Stephen Ames signs autographs after the first round of the Telus Skins Game at the Banff Springs...

Stephen Ames signs autographs after the first round of the Telus Skins Game at the Banff Springs golf course on Monday, July 25, 2011. (QMI Agency/Jesse Winter)

ERIC FRANCIS, QMI Agency

, Last Updated: 11:38 AM ET

BANFF, Alta. — Adam Hadwin, check your inbox.

Fresh off an almost fairytale week at the 2011 RBC Canadian Open at Shaughnessy Golf & Country Club, the smooth swinger from Abbotsford, B.C., can expect a message from one of the elder statesmen of Canada’s golf scene.

“I’ve got somebody sending me his e-mail, so I’m going to send him a little note — ‘Good job,’ ” said Calgary’s Stephen Ames, a four-time winner on the PGA Tour and one of five participants in the Telus World Skins Game at Fairmont Banff Springs.

“Obviously, we’re looking for those younger guys from Canada to get there, and (Hadwin) is obviously one of them. But one in 50,000 is not very good at this stage. We need a few more, and, hopefully, we’ll have a few more coming up in the future.”

After finishing tied for fourth at his own national championship, Hadwin is the latest leading contender to become the future face of Canadian golf.

The 23-year-old was just one shot off the pace after three rounds at Shaughnessy and will tee it up again this week at the PGA’s Greenbrier Classic in West Virginia, trying to become the next guy in a seemingly endless line of fresh faces to taste early success on the PGA Tour.

South Africa’s Charl Schwartzel won at Augusta at the ripe ol’ age of 26, while 22-year-old Rory McIlroy of Northern Ireland claimed the U.S. Open crown in a romp.

Jhonattan Vegas, 26, won this year’s Bob Hope Classic in just his fifth start on the top circuit and is leading after the opening day of the Telus World Skins Game, having snagged three skins for $55,000 during Monday’s front nine.

“I think it’s a great time for golf, in general,” said Anthony Kim, who turned 26 last month but already has three PGA Tour triumphs on his resume.

“There’s so many different countries being represented. Obviously, Jhonny and Charl and Rory, all those guys are playing so well. It’s time for some other guys to step up. I’d like to play a little bit better myself, give myself more opportunities to win, and, hopefully, that will happen because I’m working hard.

“And I think the young guys are hungry. Obviously, the veterans have a bit of an advantage as far as experience is concerned, and they know what they’re doing out there. That’s why a guy like Darren Clarke won the British Open. But, at the same time, we’re hungry, we’re ready to win, and, hopefully, we can pull more wins off.”

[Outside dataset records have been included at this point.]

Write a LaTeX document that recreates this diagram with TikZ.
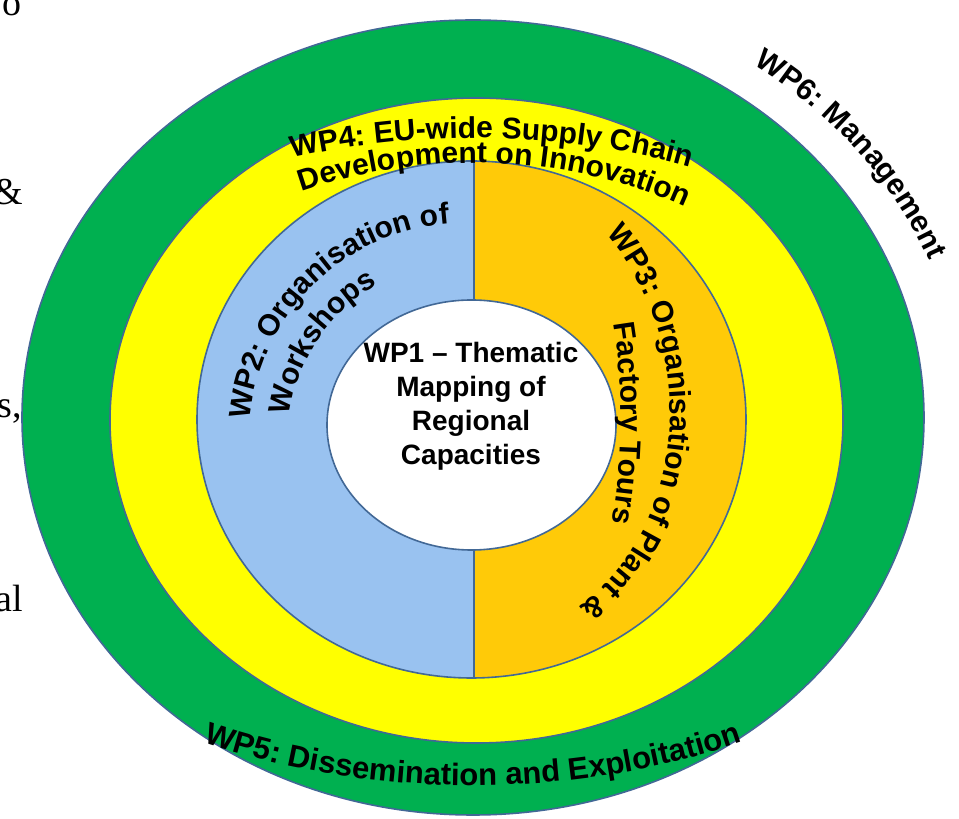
\documentclass[tikz,border=0pt]{standalone}
\usepackage{fontspec}
\setmainfont{Liberation Serif}
\newfontfamily\wparial{Liberation Sans}
\usepackage{tikz}
\usetikzlibrary{decorations.text}

\definecolor{ringgreen}{RGB}{0,176,80}
\definecolor{ringyellow}{RGB}{255,255,0}
\definecolor{ringblue}{RGB}{153,194,240}
\definecolor{ringgold}{RGB}{255,202,8}
\definecolor{rimline}{RGB}{66,104,150}

\begin{document}
\begin{tikzpicture}[x=1pt,y=1pt,
    rim/.style={draw=rimline,line width=1.6pt},
    arctext/.style 2 args={decorate,decoration={text along path,text align=center,
      text={|\wparial\bfseries\fontsize{#1}{#1}\selectfont|#2}}},
    cutword/.style={anchor=base east,inner sep=0pt,font=\fontsize{38}{42}\selectfont}]
  \useasboundingbox (0,0) rectangle (959,819);
  \fill[white] (0,0) rectangle (959,819);
  \coordinate (hub) at (474,399);
  \node[cutword] (cuto) at (22,803) {o};
  \node[cutword] (cutamp) at (23,614) {\&};
  \node[cutword] (cuts) at (22,401) {s,};
  \node[cutword] (cutal) at (23,207) {al};
  \draw[rim,fill=ringgreen] (473,401.5) ellipse [x radius=451,y radius=397.5];
  \draw[rim,fill=ringyellow] (476.5,398.5) ellipse [x radius=366.5,y radius=322.5];
  \fill[ringblue] (471.5,399.5) ellipse [x radius=274.5,y radius=258.5];
  \begin{scope}
    \clip (474,0) rectangle (959,819);
    \fill[ringgold] (471.5,399.5) ellipse [x radius=274.5,y radius=258.5];
  \end{scope}
  \draw[rim] (474,141) -- (474,658);
  \draw[rim] (471.5,399.5) ellipse [x radius=274.5,y radius=258.5];
  \draw[rim,fill=white] (471.5,394) ellipse [x radius=144.5,y radius=125];
  \node[align=center,font=\wparial\bfseries\fontsize{28}{34}\selectfont] (wpone) at (471,413)
    {WP1 – Thematic\\Mapping of\\Regional\\Capacities};
  \begin{scope}[shift=(hub)]
    \path[arctext={30}{WP4: EU-wide Supply Chain}] (137.3:490 and 282)
      arc [start angle=137.3,end angle=37.3,x radius=490,y radius=282];
    \path[arctext={30}{Development on Innovation}] (141:378 and 257)
      arc [start angle=141,end angle=31,x radius=378,y radius=257];
    \path[arctext={30}{Factory Tours}] (59:147 and 300)
      arc [start angle=59,end angle=-61,x radius=147,y radius=300];
  \end{scope}
  \begin{scope}[shift={(474,405)}]
    \path[arctext={30}{WP3: Organisation of Plant {\&}}] (79:196 and 243)
      arc [start angle=79,end angle=0,x radius=196,y radius=243]
      arc [start angle=0,end angle=-90,x radius=196,y radius=229];
  \end{scope}
  \begin{scope}[shift={(465,380)}]
    \path[arctext={30}{WP2: Organisation of}] (204.5:216)
      arc [start angle=204.5,end angle=64.5,radius=216];
    \path[arctext={30}{Workshops}] (216:177)
      arc [start angle=216,end angle=76,radius=177];
  \end{scope}
  \begin{scope}[shift={(473,401.5)}]
    \path[arctext={30}{WP6: Management}] (77:490 and 430)
      arc [start angle=77,end angle=-3,x radius=490,y radius=430];
    \path[arctext={31}{WP5: Dissemination and Exploitation}] (225:570 and 368)
      arc [start angle=225,end angle=315,x radius=570,y radius=368];
  \end{scope}
\end{tikzpicture}
\end{document}
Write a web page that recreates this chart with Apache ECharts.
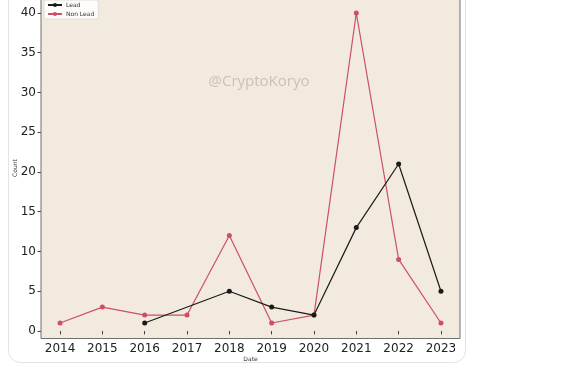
<!DOCTYPE html>
<html>
<head>
<meta charset="utf-8">
<script src="https://cdn.jsdelivr.net/npm/echarts@6/dist/echarts.min.js"></script>
<style>html,body{margin:0;padding:0;background:#fff;}#c{width:588px;height:366px;}</style>
</head>
<body>
<div id="c"></div>
<script>
const years = [2014, 2015, 2016, 2017, 2018, 2019, 2020, 2021, 2022, 2023];
const leadValues = [null, null, 1, null, 5, 3, 2, 13, 21, 5];
const nonLeadValues = [1, 3, 2, 2, 12, 1, 2, 40, 9, 1];
const yTicks = [0, 5, 10, 15, 20, 25, 30, 35, 40];

const toPairs = vals => years.map((y, i) => [y, vals[i]]).filter(p => p[1] !== null);

const chart = echarts.init(document.getElementById('c'), null, {renderer: 'canvas'});
const font = 'DejaVu Sans';
chart.setOption({
  animation: false,
  backgroundColor: '#ffffff',
  graphic: [
    {type: 'rect', z: -10, shape: {x: 8.5, y: -20, width: 457, height: 382.5, r: 12},
     style: {fill: '#ffffff', stroke: '#dfe4e8', lineWidth: 1}},
    {type: 'text', z: 5, x: 259, y: 82,
     style: {text: '@CryptoKoryo', font: '15px "Open Sans"', fill: '#c9c2b8', textAlign: 'center', textVerticalAlign: 'middle'}}
  ],
  grid: {left: 41, right: 128, top: -2.5, bottom: 27.5, show: true, containLabel: false, outerBoundsMode: 'none',
         backgroundColor: '#f2eadf', borderColor: '#6f6f6f', borderWidth: 1},
  legend: {
    left: 44, top: 0, orient: 'vertical', itemWidth: 14, itemHeight: 5, itemGap: 3,
    padding: [2, 4, 2, 3], backgroundColor: 'rgba(255,255,255,0.85)', borderColor: '#dddddd', borderWidth: 1, borderRadius: 2,
    textStyle: {fontFamily: font, fontSize: 6, color: '#333', padding: [0, 0, 0, -1]},
    data: ['Lead', 'Non Lead']
  },
  xAxis: {
    type: 'value', min: 2013.55, max: 2023.45,
    name: 'Date', nameLocation: 'middle', nameGap: 20.5, nameMoveOverlap: false,
    nameTextStyle: {fontFamily: font, fontSize: 6, color: '#333', verticalAlign: 'middle'},
    axisLine: {show: false},
    splitLine: {show: false},
    axisTick: {show: true, length: 3.5, lineStyle: {color: '#444'}, customValues: years},
    axisLabel: {fontFamily: font, fontSize: 12, color: '#222', margin: 4, customValues: years,
                formatter: v => String(v)}
  },
  yAxis: {
    type: 'value', min: -0.95, max: 41.95,
    name: 'Count', nameLocation: 'middle', nameGap: 26, nameRotate: 90, nameMoveOverlap: false,
    nameTextStyle: {fontFamily: font, fontSize: 6, color: '#333', verticalAlign: 'middle'},
    axisLine: {show: false},
    splitLine: {show: false},
    axisTick: {show: true, length: 3.5, lineStyle: {color: '#444'}, customValues: yTicks},
    axisLabel: {fontFamily: font, fontSize: 12, color: '#222', margin: 5, customValues: yTicks}
  },
  series: [
    {name: 'Lead', type: 'line', data: toPairs(leadValues), symbol: 'circle', symbolSize: 5,
     lineStyle: {color: '#1a1a1a', width: 1.2}, itemStyle: {color: '#1a1a1a'}, z: 3},
    {name: 'Non Lead', type: 'line', data: toPairs(nonLeadValues), symbol: 'circle', symbolSize: 5,
     lineStyle: {color: '#cc5064', width: 1.2}, itemStyle: {color: '#cc5064'}, z: 2}
  ]
});
</script>
</body>
</html>
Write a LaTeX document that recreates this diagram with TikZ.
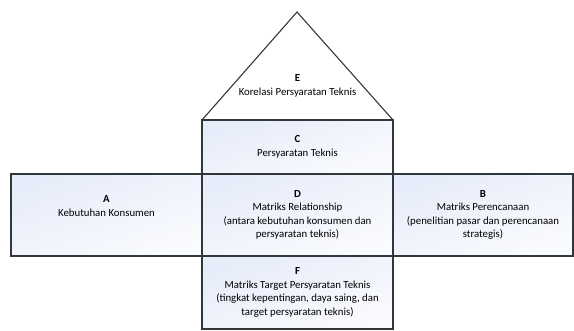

Kim’s thoughts were echoed by Vegas, who learned the game by swinging a broomstick at rocks and is suddenly a contender for the PGA Tour’s rookie-of-the-year honours.

“Golf has become a total global game,” Vegas said. “It’s everywhere. And when golf has spread that much, you’re going to get better players and better athletes, and that’s kind of what we’re seeing these days. Guys come here wanting to win, and like I’ve said before, if one young guy does it, the other guys are going to look up and think, ‘I can do it, too.’

“When that happens, you’re going to see a lot of Rory McIlroy performances.”

Maybe a few more fine finishes from Hadwin, too.

Canadian golf fans would certainly like that.